Date: Mon, 24 Sep 2001 00:25:08 -0400 (EDT) From: <yaoz@vidar.niaaa.nih.gov>
1. City names are in old form. Now there is a standard way (pinyin) to write it and it should be used;
The tz database uses the most common spelling in ordinary English. For example, it uses "Rome", even though "Roma" is the correct Italian name. When I first added those entries, the pinyin method was not the most common spelling in English, and my impression is that "Chungking" and "Kashgar" are still quite commonly used in English, so it's not entirely clear to me that the time is right to switch to pinyin. (If I'm incorrect about this, please let me know.) However, I think it's quite reasonable to support both spellings, and so I'll add aliases for the pinyin spellings in my next proposed patch.
2. Comments are not quite right. This may due to the historic reasons. Because of these problems, when users in China are presented a form to pick a time zone, they are very confused.

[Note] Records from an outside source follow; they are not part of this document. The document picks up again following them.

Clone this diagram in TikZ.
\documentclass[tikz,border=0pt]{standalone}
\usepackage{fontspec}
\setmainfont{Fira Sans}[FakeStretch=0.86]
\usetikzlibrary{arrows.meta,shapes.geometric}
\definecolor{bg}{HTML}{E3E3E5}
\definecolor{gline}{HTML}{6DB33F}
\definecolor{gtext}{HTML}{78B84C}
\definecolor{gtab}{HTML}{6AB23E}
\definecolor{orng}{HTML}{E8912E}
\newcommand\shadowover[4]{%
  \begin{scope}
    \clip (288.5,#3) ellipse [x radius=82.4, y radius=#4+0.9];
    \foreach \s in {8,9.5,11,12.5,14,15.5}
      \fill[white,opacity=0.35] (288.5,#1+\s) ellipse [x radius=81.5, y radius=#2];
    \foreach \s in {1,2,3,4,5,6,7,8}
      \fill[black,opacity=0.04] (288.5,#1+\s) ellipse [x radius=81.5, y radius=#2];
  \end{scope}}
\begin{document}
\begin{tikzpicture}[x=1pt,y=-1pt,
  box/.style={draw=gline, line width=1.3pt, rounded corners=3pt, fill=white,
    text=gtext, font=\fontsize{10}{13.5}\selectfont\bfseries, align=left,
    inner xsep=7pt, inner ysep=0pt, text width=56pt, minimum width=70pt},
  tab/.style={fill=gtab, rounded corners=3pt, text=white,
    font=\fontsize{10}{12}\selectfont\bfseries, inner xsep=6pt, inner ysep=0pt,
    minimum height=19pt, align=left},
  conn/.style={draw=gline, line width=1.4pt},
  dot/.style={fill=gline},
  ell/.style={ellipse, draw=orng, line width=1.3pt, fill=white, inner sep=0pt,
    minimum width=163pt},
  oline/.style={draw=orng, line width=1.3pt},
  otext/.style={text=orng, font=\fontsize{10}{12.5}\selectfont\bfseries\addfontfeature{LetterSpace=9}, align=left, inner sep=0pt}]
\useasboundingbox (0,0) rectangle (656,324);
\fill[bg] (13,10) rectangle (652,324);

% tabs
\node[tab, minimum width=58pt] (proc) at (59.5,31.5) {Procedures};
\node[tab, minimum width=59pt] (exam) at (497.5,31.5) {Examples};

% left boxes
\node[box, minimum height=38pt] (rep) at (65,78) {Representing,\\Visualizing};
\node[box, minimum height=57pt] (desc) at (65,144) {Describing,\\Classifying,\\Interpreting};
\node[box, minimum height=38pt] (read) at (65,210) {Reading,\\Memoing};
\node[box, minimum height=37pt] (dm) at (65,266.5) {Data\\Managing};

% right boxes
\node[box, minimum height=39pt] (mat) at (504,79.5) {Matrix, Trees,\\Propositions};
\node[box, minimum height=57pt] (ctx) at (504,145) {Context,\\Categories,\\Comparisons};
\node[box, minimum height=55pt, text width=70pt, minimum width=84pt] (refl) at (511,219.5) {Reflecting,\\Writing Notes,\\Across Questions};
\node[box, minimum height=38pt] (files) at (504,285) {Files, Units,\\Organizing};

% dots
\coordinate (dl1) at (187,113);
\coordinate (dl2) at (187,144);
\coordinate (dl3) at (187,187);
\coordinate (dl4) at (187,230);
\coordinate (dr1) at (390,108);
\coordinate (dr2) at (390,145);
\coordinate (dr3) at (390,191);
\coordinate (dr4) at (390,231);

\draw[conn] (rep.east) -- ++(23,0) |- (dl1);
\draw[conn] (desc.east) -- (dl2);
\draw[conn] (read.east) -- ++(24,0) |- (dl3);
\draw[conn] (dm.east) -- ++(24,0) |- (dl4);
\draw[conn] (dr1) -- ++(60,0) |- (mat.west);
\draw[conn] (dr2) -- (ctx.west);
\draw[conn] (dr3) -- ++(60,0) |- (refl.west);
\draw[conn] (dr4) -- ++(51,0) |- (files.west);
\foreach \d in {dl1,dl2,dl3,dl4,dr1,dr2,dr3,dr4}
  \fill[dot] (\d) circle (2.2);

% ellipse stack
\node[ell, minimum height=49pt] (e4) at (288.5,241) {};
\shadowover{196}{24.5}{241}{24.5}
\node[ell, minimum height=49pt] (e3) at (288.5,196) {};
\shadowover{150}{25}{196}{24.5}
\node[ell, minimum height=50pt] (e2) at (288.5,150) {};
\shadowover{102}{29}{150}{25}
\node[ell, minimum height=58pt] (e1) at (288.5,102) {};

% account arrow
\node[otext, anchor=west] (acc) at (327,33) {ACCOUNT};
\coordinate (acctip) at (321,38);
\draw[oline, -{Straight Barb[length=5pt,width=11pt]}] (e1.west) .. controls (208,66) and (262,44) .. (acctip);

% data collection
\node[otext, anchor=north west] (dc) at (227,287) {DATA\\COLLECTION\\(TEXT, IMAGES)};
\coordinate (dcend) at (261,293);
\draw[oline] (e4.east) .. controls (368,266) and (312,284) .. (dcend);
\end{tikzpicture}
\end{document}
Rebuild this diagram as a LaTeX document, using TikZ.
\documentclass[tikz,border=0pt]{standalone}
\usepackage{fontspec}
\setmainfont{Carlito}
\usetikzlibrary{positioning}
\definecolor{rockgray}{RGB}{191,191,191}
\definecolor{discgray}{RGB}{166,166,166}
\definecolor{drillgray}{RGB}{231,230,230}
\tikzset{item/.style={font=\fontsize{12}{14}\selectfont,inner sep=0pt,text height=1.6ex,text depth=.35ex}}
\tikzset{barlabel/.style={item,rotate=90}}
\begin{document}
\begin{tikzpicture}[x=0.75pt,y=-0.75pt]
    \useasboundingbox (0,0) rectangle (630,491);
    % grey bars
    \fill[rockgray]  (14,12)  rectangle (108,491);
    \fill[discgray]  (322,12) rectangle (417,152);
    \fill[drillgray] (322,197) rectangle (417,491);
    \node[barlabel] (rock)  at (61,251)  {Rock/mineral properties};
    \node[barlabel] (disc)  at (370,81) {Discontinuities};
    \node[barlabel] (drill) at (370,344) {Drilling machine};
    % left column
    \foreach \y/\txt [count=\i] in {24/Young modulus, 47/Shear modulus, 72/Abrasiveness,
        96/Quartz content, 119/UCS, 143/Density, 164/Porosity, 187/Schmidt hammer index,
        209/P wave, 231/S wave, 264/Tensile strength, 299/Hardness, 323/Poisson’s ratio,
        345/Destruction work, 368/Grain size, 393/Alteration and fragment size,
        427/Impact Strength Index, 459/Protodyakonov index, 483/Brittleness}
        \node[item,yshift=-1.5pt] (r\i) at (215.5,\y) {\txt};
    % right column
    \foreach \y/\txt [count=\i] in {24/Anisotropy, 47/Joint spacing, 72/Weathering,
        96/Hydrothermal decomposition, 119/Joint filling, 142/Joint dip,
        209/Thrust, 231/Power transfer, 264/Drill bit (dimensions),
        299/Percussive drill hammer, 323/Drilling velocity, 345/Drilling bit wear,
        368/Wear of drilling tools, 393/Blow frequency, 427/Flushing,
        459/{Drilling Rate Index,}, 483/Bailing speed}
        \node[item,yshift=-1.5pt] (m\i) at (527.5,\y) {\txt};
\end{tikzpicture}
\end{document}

How about if we make the following change for now? CN +3114+12128 Asia/Shanghai most locations CN +4545+12641 Asia/Harbin Heilongjiang CN +2934+10635 Asia/Chungking China mountains CN +4348+08735 Asia/Urumqi Tibet & most of Xinjiang CN +3929+07559 Asia/Kashgar Eastern Turkestan The "most locations" phrase should reduce some of the confusion; it's used for other countries that have a similar situation (e.g. Chile, New Zealand). I'm not sure about using the label "Beijing Time" for all of these locations. (Don't people say "China time" more often than "Beijing Time"?) Ideally the five entries would clearly delineate the boundaries between the five regions of China that have different time zone histories, but I don't have that information to hand right now.